Rachel Slade, a Boston-based reporter, was also asking such questions, and she’s turned her extensive research on the U.S. Merchant Marine’s worst catastrophe in 30 years into a book, Into the Raging Sea: Thirty-Three Mariners, One Megastorm, and the Sinking of El Faro. It’s easy to read because the narrative rips you along; it’s difficult to read because it’s always hard to endure the dissection of totally preventable tragedies.
The backbone of Slade’s narrative is the 26 hours of bridge conversation recorded on the ship’s VDR, its black box. The location and retrieval of this vital piece of gear in 15,000 feet of water is, in and of itself, an incredible story, which Slade illuminates well.
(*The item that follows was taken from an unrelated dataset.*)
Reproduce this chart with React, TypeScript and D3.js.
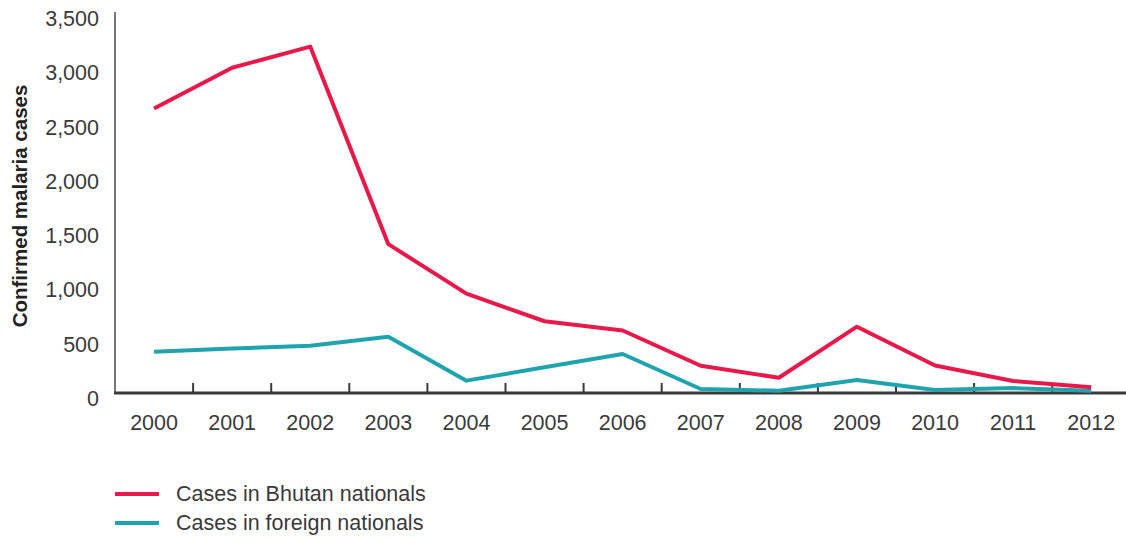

She also does a thorough job describing the mangled state of U.S. merchant shipping, and how it manifested in El Faro and the various entities of TOTE Inc., which operated and owned the ship. This is not news — Robert Frump’s excellent book Until the Sea Shall Free Them, documenting the 1983 wreck of Marine Electric off the mid-Atlantic that killed 31 men, laid out a distressingly similar picture of money over mariners. But Slade makes a compelling case that fundamentally little has changed in the maritime industry’s culture, and that inertia helped pave the way, in ways subtle and blatant, for El Faro’s catastrophe. You cannot read this book and not feel despair and anger at how predictable and preventable it all is (and the obfuscating from TOTE officials will make you want to throw the book across the room).
Despite our history as a maritime nation, we are dismally oblivious to the difficulties and risks facing the men and women who deliver our precious stuff across the sea. Ultimately, Slade provides some justice to the 33 dead of El Faro by reminding us of the systemic and human consequences of this inattention, apathy and neglect.